## WHAT THE TASK ASKS
For this exercise, return only the lines from the line containing "Generate a Python" through the line containing "7.4, 7.4, 7.4]", both ends included, exactly as they are.

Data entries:
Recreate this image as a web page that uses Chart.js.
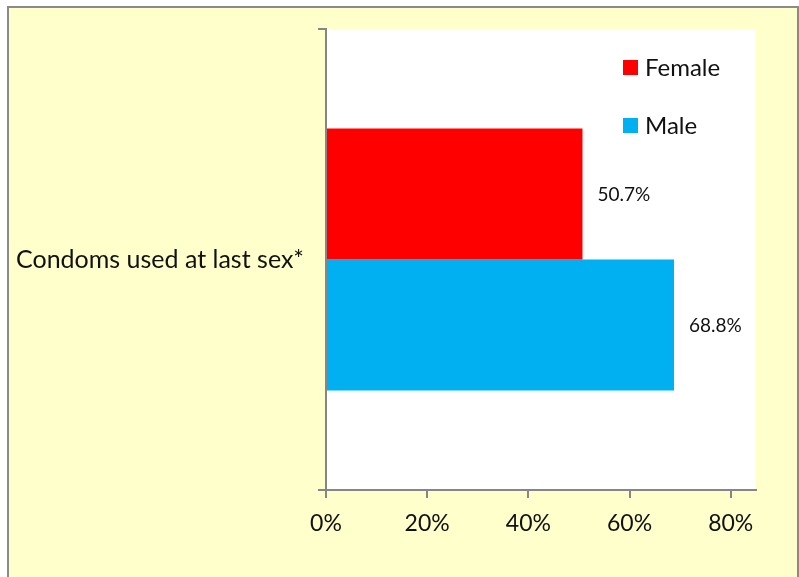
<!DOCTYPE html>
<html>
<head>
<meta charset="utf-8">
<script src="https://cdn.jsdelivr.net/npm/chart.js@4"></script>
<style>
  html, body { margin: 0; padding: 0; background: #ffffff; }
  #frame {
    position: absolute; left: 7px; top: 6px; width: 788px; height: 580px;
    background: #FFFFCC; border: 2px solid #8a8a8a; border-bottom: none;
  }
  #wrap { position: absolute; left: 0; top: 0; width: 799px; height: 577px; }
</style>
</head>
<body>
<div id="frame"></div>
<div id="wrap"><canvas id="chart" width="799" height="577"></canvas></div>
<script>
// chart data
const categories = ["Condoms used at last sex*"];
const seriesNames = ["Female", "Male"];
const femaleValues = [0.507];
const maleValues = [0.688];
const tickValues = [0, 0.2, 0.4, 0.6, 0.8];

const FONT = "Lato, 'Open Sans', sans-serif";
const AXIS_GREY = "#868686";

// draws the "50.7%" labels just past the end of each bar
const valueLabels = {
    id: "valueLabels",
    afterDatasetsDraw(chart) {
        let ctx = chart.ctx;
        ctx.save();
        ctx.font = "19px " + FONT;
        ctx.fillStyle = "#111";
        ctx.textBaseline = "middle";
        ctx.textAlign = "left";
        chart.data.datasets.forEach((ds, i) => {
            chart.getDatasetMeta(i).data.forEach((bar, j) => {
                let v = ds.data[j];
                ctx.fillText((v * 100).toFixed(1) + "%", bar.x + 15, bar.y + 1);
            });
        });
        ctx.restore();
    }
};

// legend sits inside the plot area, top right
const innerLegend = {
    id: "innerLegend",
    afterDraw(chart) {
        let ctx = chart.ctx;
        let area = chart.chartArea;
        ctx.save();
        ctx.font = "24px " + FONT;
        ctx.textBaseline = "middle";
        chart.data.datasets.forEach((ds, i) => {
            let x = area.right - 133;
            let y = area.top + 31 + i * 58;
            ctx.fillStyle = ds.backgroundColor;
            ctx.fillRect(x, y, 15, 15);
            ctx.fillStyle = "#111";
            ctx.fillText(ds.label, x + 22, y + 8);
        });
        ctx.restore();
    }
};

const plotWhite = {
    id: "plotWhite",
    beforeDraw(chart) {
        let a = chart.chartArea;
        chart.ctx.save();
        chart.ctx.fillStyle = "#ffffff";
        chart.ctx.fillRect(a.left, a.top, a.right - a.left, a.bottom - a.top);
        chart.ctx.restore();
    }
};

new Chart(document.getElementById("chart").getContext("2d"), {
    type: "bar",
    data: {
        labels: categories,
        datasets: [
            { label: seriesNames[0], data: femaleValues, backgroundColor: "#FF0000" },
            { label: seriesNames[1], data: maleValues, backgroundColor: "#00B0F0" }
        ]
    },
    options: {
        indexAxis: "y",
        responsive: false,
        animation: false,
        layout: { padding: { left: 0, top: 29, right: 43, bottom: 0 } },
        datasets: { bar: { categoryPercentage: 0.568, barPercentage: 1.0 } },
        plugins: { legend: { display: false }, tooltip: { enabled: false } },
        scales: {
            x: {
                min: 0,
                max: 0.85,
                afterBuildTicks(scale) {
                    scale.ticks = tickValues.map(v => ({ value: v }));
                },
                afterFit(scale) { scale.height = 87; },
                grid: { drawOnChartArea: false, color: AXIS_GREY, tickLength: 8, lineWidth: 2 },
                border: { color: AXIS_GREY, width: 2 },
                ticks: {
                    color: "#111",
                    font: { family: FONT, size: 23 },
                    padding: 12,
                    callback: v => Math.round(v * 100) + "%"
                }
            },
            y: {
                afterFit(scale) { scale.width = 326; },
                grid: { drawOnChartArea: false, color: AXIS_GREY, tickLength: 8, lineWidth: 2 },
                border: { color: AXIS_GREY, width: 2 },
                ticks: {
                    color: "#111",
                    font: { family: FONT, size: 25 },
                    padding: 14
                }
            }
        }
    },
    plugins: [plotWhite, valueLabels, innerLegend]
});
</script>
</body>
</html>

* * *

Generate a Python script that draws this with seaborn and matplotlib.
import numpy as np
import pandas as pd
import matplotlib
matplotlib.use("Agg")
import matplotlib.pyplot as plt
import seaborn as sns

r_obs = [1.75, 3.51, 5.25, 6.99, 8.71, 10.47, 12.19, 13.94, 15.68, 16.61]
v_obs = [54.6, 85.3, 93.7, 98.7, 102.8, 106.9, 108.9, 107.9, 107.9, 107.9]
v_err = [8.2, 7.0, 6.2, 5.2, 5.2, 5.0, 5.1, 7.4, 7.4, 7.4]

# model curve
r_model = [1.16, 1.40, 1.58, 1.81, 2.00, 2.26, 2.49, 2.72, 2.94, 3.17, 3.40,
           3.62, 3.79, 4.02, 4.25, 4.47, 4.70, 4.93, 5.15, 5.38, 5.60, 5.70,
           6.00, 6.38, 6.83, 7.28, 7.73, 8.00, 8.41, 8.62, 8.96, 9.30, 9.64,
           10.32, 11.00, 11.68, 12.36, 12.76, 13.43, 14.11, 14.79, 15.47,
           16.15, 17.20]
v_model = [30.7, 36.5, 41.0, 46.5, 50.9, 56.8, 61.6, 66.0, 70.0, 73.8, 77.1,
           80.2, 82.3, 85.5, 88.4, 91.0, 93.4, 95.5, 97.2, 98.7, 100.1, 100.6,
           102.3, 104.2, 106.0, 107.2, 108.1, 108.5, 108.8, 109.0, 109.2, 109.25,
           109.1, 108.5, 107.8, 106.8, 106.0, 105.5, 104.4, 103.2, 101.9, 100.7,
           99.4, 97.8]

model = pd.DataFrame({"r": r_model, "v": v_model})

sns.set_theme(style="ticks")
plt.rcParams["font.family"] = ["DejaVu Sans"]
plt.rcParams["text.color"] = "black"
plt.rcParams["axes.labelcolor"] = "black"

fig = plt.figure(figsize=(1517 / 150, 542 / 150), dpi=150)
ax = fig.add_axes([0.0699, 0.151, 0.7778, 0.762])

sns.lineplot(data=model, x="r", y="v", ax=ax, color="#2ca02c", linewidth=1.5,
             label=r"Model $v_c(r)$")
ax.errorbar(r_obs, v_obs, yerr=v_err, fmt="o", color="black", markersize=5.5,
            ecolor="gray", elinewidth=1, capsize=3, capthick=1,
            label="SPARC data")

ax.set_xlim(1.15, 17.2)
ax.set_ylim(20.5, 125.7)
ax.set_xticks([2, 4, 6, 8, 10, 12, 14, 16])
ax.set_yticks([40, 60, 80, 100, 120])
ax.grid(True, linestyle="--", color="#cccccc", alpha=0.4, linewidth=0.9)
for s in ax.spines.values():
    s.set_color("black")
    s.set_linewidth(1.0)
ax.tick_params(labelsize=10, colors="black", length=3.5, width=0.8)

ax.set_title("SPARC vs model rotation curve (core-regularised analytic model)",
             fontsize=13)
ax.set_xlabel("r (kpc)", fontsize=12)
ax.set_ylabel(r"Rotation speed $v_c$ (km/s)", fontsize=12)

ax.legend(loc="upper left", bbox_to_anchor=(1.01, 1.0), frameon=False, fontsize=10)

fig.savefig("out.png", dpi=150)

## WRITTEN REPLY
Generate a Python script that draws this with seaborn and matplotlib.
import numpy as np
import pandas as pd
import matplotlib
matplotlib.use("Agg")
import matplotlib.pyplot as plt
import seaborn as sns

r_obs = [1.75, 3.51, 5.25, 6.99, 8.71, 10.47, 12.19, 13.94, 15.68, 16.61]
v_obs = [54.6, 85.3, 93.7, 98.7, 102.8, 106.9, 108.9, 107.9, 107.9, 107.9]
v_err = [8.2, 7.0, 6.2, 5.2, 5.2, 5.0, 5.1, 7.4, 7.4, 7.4]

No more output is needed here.